Overview
At a time when distance is the order of the day, when the earth and the skies sum up a bruised planetary environment, at a time when the harsh health crises that humanity has always endured are being updated, it seemed essential to return to this 'essential', which has suddenly (re)become a unifying force. And while our everyday lives have become shaky and we're trying to find our place, there's still an urgent need to look at the fundamentals themselves. The ground that our feet tread, the clouds that continue their calm course, the common, in the plurality of its meanings, seems, curiously enough, to be relearning. This accepted commonality that we no longer look at seems to be crying out for non-invisibilisation, this shared commonality that cannot be envisaged will no longer accept silence. The very thing that sums up the basis of everything, and that made Herman de Vries say "all this here", is reflected in art. 
The skies of Franco-Mexican artist Adam Bogey and the lands of Dutch artist Herman de Vries are reminiscent of the two primordial acme points that have shaped this beautiful world, which is still frightened today. Above and below, the origins of all myths, are certainly its primary substance.
Here, between the two artists, Gaia, the creative mother earth, meets Ouranos, the god of Heaven and Spirit, in a timeless idea of union with the only perceptible link. Between them, they sum up the beginning of everything and give birth to a fragile link that visitors will have to stretch themselves: the horizon. Adam Bogey's 'Fuegos' series, with its flat tints of colour, contains a myriad of references to his dual nationality. The warm hues he employs draw on pre-Hispanic pigments, the frescoes of Diego Rivera, and the softness of Claude Monet; but they also evoke harsher, more contemporary influences. This series emerged in 2019, when he witnessed the terrible fires that destroyed
Australia and the Amazon, powerless alongside the rest of the planet. Low, tortured, torn, these streaks of colour are charged with the contemporary fears of a despairing nature that has always fascinated and that museums have been hanging on their walls for centuries. The sense of the sublime to be found in the paintings of Claude Lorrain or Turner and in Delacroix's studies of the sky echoes strangely with the kitsch of the deafening iconographic base of the sunset photographs that the beginnings of the digital era exploited to great effect. The distant, omnipresent and vast space that is the sky, fantasised to excess, is here reduced to a primary, crude and sometimes coarse breath, that of an oil pastel tracing a mysterious blend.
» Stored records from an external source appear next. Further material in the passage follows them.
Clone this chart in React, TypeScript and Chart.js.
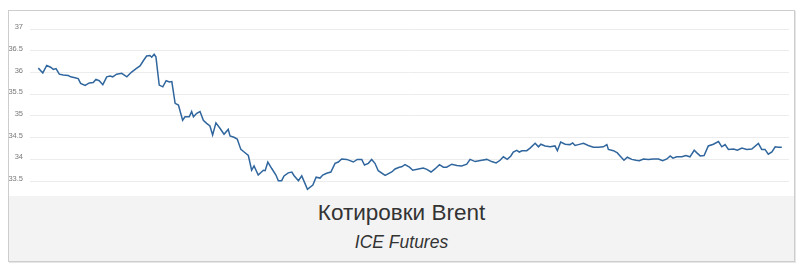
import React, { useEffect, useRef } from "react";
import { Chart, registerables } from "chart.js";

Chart.register(...registerables);

// time index (sample slot) of each reading
const times: number[] = [
  0.1, 1.6, 2.9, 4.2, 5.1, 6.0, 7.1, 8.4, 10.1, 10.9, 12.3, 13.4, 14.2, 15.7, 17.1, 18.4, 19.3, 20.4, 21.6, 22.9,
  24.0, 24.9, 26.2, 27.9, 29.6, 31.2, 32.7, 34.0, 35.1, 36.2, 37.3, 37.9, 38.7, 39.3, 40.4, 41.6, 42.7, 43.8, 44.6, 45.7,
  46.8, 48.2, 49.0, 50.4, 51.2, 51.8, 52.9, 54.0, 55.1, 56.2, 57.3, 58.2, 59.3, 60.7, 62.0, 63.4, 64.0, 65.3, 66.4, 67.6,
  68.7, 70.1, 71.2, 72.0, 73.4, 75.1, 75.7, 76.6, 77.9, 79.3, 80.1, 81.2, 82.0, 83.4, 84.6, 85.3, 86.8, 87.9, 89.8, 91.6,
  92.7, 94.0, 94.9, 96.2, 97.6, 99.0, 100.1, 101.2, 102.9, 105.1, 106.4, 107.9, 108.8, 110.1, 111.2, 112.3, 113.4, 115.7, 117.9, 119.0,
  120.4, 121.2, 122.3, 123.8, 124.9, 126.8, 128.4, 129.6, 131.0, 132.3, 133.8, 135.1, 136.2, 137.9, 139.6, 141.2, 142.9, 144.0, 145.7, 147.9,
  149.6, 151.2, 152.7, 154.0, 155.1, 156.4, 157.6, 158.4, 159.6, 160.4, 161.3, 162.9, 164.0, 165.7, 166.8, 167.6, 169.0, 170.7, 172.3, 173.1,
  174.2, 175.7, 177.3, 178.2, 179.0, 180.1, 181.8, 183.4, 185.1, 186.8, 188.4, 189.6, 190.1, 191.8, 193.1, 194.0, 195.3, 196.4, 197.9, 199.3,
  200.4, 201.8, 203.4, 205.1, 206.8, 208.2, 209.6, 210.7, 211.6, 212.9, 214.6, 215.9, 217.3, 218.7, 219.6, 220.7, 222.0, 223.4, 225.1, 226.8,
  227.9, 229.0, 230.1, 231.8, 233.1, 234.6, 236.2, 237.9, 240.1, 241.2, 242.3, 243.4, 244.6, 245.7, 246.8, 247.9,
];

// Brent quotes
const prices: number[] = [
  36.10, 35.99, 36.16, 36.12, 36.07, 36.09, 35.96, 35.94, 35.93, 35.90, 35.88, 35.86, 35.75, 35.70, 35.76, 35.77, 35.84, 35.81, 35.72, 35.90,
  35.92, 35.90, 35.96, 35.98, 35.90, 36.01, 36.09, 36.15, 36.27, 36.38, 36.39, 36.35, 36.42, 36.36, 35.71, 35.67, 35.81, 35.78, 35.79, 35.29,
  35.25, 34.90, 34.98, 34.98, 35.10, 34.98, 35.06, 35.10, 34.90, 34.83, 34.77, 34.56, 34.84, 34.71, 34.58, 34.69, 34.54, 34.51, 34.47, 34.23,
  34.17, 34.09, 33.75, 33.85, 33.64, 33.75, 33.74, 33.94, 33.79, 33.64, 33.51, 33.51, 33.62, 33.69, 33.71, 33.63, 33.51, 33.62, 33.31, 33.41,
  33.59, 33.57, 33.64, 33.68, 33.71, 33.91, 33.94, 34.01, 34.00, 33.94, 34.00, 34.00, 33.87, 33.91, 34.00, 33.91, 33.74, 33.63, 33.71, 33.78,
  33.82, 33.83, 33.88, 33.82, 33.75, 33.78, 33.80, 33.77, 33.71, 33.78, 33.88, 33.82, 33.82, 33.89, 33.86, 33.85, 33.89, 34.00, 33.95, 33.98,
  34.00, 33.95, 33.92, 33.98, 34.06, 34.00, 34.08, 34.17, 34.21, 34.17, 34.20, 34.20, 34.26, 34.37, 34.29, 34.35, 34.31, 34.29, 34.31, 34.20,
  34.40, 34.35, 34.34, 34.38, 34.32, 34.34, 34.37, 34.32, 34.28, 34.28, 34.29, 34.34, 34.23, 34.20, 34.15, 34.08, 33.98, 34.05, 34.00, 33.98,
  33.97, 34.01, 34.00, 34.01, 34.01, 33.97, 34.01, 34.08, 34.03, 34.06, 34.06, 34.09, 34.06, 34.21, 34.15, 34.08, 34.09, 34.31, 34.35, 34.41,
  34.29, 34.34, 34.23, 34.24, 34.21, 34.26, 34.23, 34.24, 34.37, 34.23, 34.23, 34.12, 34.17, 34.29, 34.28, 34.28,
];

const yTicks: number[] = [33.5, 34, 34.5, 35, 35.5, 36, 36.5, 37];
const titleText = "Котировки Brent";
const subtitleText = "ICE Futures";

export default function App() {
  const ref = useRef<HTMLCanvasElement | null>(null);

  useEffect(() => {
    if (!ref.current) return;
    const points = times.map((t, i) => ({ x: t, y: prices[i] }));
    const chart = new Chart(ref.current, {
      type: "line",
      data: {
        datasets: [
          {
            data: points,
            borderColor: "#30669e",
            borderWidth: 1.5,
            pointRadius: 0,
            tension: 0,
            fill: false,
          },
        ],
      },
      options: {
        animation: false,
        responsive: false,
        maintainAspectRatio: false,
        layout: { padding: { top: 18, bottom: 4, left: 0, right: 5 } },
        plugins: {
          legend: { display: false },
          tooltip: { enabled: false },
          title: { display: false },
        },
        scales: {
          x: {
            type: "linear",
            min: -2.67,
            max: 250.3,
            display: false,
          },
          y: {
            min: 33.25,
            max: 37,
            afterBuildTicks: (scale: any) => {
              scale.ticks = yTicks.map((v) => ({ value: v }));
            },
            afterFit: (scale: any) => {
              scale.width = 21;
              scale.paddingTop = 0;
              scale.paddingBottom = 0;
            },
            border: { display: false },
            grid: { color: "#ececec", lineWidth: 1, drawTicks: false },
            ticks: {
              padding: 7,
              labelOffset: -2,
              color: "#7a7a7a",
              font: { family: "'Liberation Sans', Arial, sans-serif", size: 7.5 },
              callback: (v: any) => String(v),
            },
          },
        },
      },
    });
    return () => chart.destroy();
  }, []);

  return (
    <div
      style={{
        position: "absolute",
        left: 8,
        top: 10,
        width: 785,
        height: 250,
        border: "1px solid #cdcdcd",
        boxShadow: "1px 1px 0 #e6e6e6",
        background: "#ffffff",
        fontFamily: "'Liberation Sans', Arial, sans-serif",
      }}
    >
      <canvas ref={ref} width={785} height={185} style={{ display: "block", width: 785, height: 185 }} />
      <div style={{ position: "relative", height: 65, background: "#f3f3f3" }}>
        <div
          style={{
            position: "absolute",
            left: 0,
            right: 0,
            top: 17,
            transform: "translateY(-50%)",
            textAlign: "center",
            fontSize: 22.5,
            color: "#333333",
            lineHeight: 1,
          }}
        >
          {titleText}
        </div>
        <div
          style={{
            position: "absolute",
            left: 0,
            right: 0,
            top: 47,
            transform: "translateY(-50%)",
            textAlign: "center",
            fontSize: 17.5,
            fontStyle: "italic",
            color: "#333333",
            lineHeight: 1,
          }}
        >
          {subtitleText}
        </div>
      </div>
    </div>
  );
}
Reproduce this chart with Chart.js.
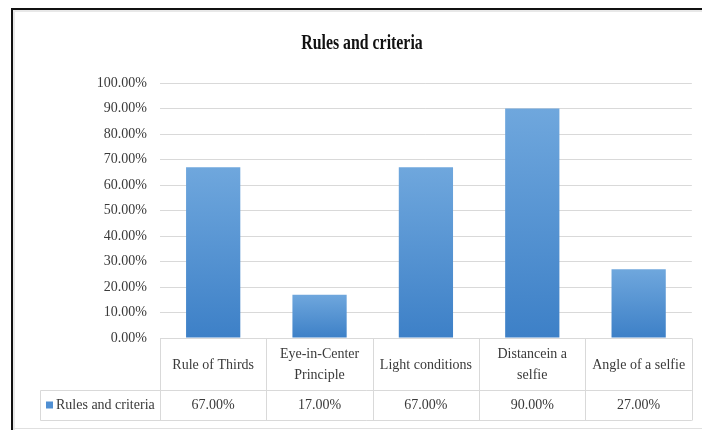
<!DOCTYPE html>
<html>
<head>
<meta charset="utf-8">
<script src="https://cdn.jsdelivr.net/npm/chart.js@4.4.1/dist/chart.umd.min.js"></script>
<style>
  html, body { margin: 0; padding: 0; background: #fff; }
  #chart { display: block; }
</style>
</head>
<body>
<canvas id="chart" width="702" height="430"></canvas>
<script>
// Data
const categories = [
    ['Rule of Thirds'],
    ['Eye-in-Center', 'Principle'],
    ['Light conditions'],
    ['Distancein a', 'selfie'],
    ['Angle of a selfie']
];
const seriesName = 'Rules and criteria';
const seriesValues = [67, 17, 67, 90, 27];
const chartTitle = 'Rules and criteria';

const FONT = '"Liberation Serif", "Times New Roman", serif';
const TEXT = '#3a3a3a';
const LINE = '#d9d9d9';

// per bar gradient, lighter at the top
function barFill(ctx) {
    const chart = ctx.chart;
    if (!chart.chartArea) return '#5b9bd5';
    const yScale = chart.scales.y;
    const top = yScale.getPixelForValue(ctx.raw);
    const bottom = yScale.getPixelForValue(0);
    const g = chart.ctx.createLinearGradient(0, top, 0, bottom);
    g.addColorStop(0, '#6fa7dd');
    g.addColorStop(1, '#3d80c7');
    return g;
}

// frame, title and the data table under the axis
const tablePlugin = {
    id: 'tablePlugin',
    beforeDraw(chart) {
        const ctx = chart.ctx;
        ctx.save();
        ctx.fillStyle = '#fff';
        ctx.fillRect(0, 0, chart.width, chart.height);
        // outer frame
        ctx.fillStyle = '#e8e8e8';
        ctx.fillRect(13, 10, chart.width, 2);
        ctx.fillRect(13, 10, 2, chart.height);
        ctx.fillStyle = '#111';
        ctx.fillRect(11, 8, chart.width, 2);
        ctx.fillRect(11, 8, 2, chart.height);
        ctx.fillStyle = '#e0e0e0';
        ctx.fillRect(13, 428, chart.width, 1);
        ctx.restore();
    },
    afterDraw(chart) {
        const ctx = chart.ctx;
        const x = chart.scales.x;
        const n = categories.length;
        const colW = (x.right - x.left) / n;
        const top = Math.round(x.top) + 0.5;
        const mid = Math.round(x.bottom) + 0.5;
        const bot = mid + 30;
        const tableLeft = 40.5;

        ctx.save();
        ctx.strokeStyle = LINE;
        ctx.lineWidth = 1;
        ctx.beginPath();
        ctx.moveTo(x.left, top); ctx.lineTo(x.right, top);
        ctx.moveTo(tableLeft, mid); ctx.lineTo(x.right, mid);
        ctx.moveTo(tableLeft, bot); ctx.lineTo(x.right, bot);
        for (let i = 0; i <= n; i++) {
            const xi = Math.round(x.left + i * colW) + 0.5;
            ctx.moveTo(xi, top); ctx.lineTo(xi, bot);
        }
        ctx.moveTo(tableLeft, mid); ctx.lineTo(tableLeft, bot);
        ctx.stroke();

        // values row
        ctx.fillStyle = TEXT;
        ctx.font = '14px ' + FONT;
        ctx.textBaseline = 'middle';
        ctx.textAlign = 'center';
        const rowY = (mid + bot) / 2;
        seriesValues.forEach((v, i) => {
            ctx.fillText(v.toFixed(2) + '%', x.getPixelForValue(i), rowY);
        });

        // legend key
        ctx.fillStyle = '#4f8fd3';
        ctx.fillRect(46, rowY - 4, 7, 7);
        ctx.fillStyle = TEXT;
        ctx.textAlign = 'left';
        ctx.fillText(seriesName, 56, rowY);

        // title, condensed like the source
        ctx.translate(362, 43);
        ctx.scale(0.72, 1);
        ctx.font = 'bold 22px ' + FONT;
        ctx.textAlign = 'center';
        ctx.fillStyle = '#111';
        ctx.fillText(chartTitle, 0, 0);
        ctx.restore();
    }
};

const chart = new Chart(document.getElementById('chart'), {
    type: 'bar',
    data: {
        labels: categories,
        datasets: [{
            label: seriesName,
            data: seriesValues,
            backgroundColor: barFill,
            borderWidth: 0,
            categoryPercentage: 1,
            barPercentage: 0.51
        }]
    },
    options: {
        responsive: false,
        animation: false,
        devicePixelRatio: 1,
        layout: {
            padding: { top: 83, left: 20, right: 9, bottom: 40 }
        },
        plugins: {
            legend: { display: false },
            title: { display: false },
            tooltip: { enabled: false }
        },
        scales: {
            x: {
                grid: { display: false, drawTicks: false },
                border: { display: false },
                ticks: {
                    color: TEXT,
                    font: { family: FONT, size: 14, lineHeight: 1.55 },
                    maxRotation: 0,
                    autoSkip: false,
                    crossAlign: 'center',
                    padding: 16
                },
                afterFit(scale) { scale.height = 52; }
            },
            y: {
                min: 0,
                max: 100,
                grid: { color: LINE, drawTicks: false },
                border: { display: false },
                ticks: {
                    stepSize: 10,
                    color: TEXT,
                    padding: 13,
                    font: { family: FONT, size: 14 },
                    callback: v => v.toFixed(2) + '%'
                },
                afterFit(scale) { scale.width = 140; }
            }
        }
    },
    plugins: [tablePlugin]
});
</script>
</body>
</html>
What might be seen as a reminder of prehistoric tracing appears differently in the essential gesture of herman de vries' hand. On the surface of From earth, on paper, he sprinkles earth from different parts of the world and spreads it with his fingertips (mostly his thumb) in straight, regular movements. This effleurement engages a behaviour that should resonate with each and every one of us: caressing, becoming aware of and contemplating the ground on which we walk. Through this ritual gesture, the artist makes sacred what he touches and offers to be seen. By extracting the supposed banality of what we tend to enclose in concrete, and bringing it to the wall, he gives it back the full extent of its importance. 
Bogey and de Vries are united in a message that goes beyond ecological considerations. They force us to stop and think about what, although immensely complex, is still seen by some as something to be conquered: the sky and the earth. With their respective brushstrokes, each at one end of the athmosphere, one close to post-impressionism, the other to minimalism, Bogey and de vries remind us that it is important to update the status of an artist as a passer-by of reality, so as to be better able to linger on it.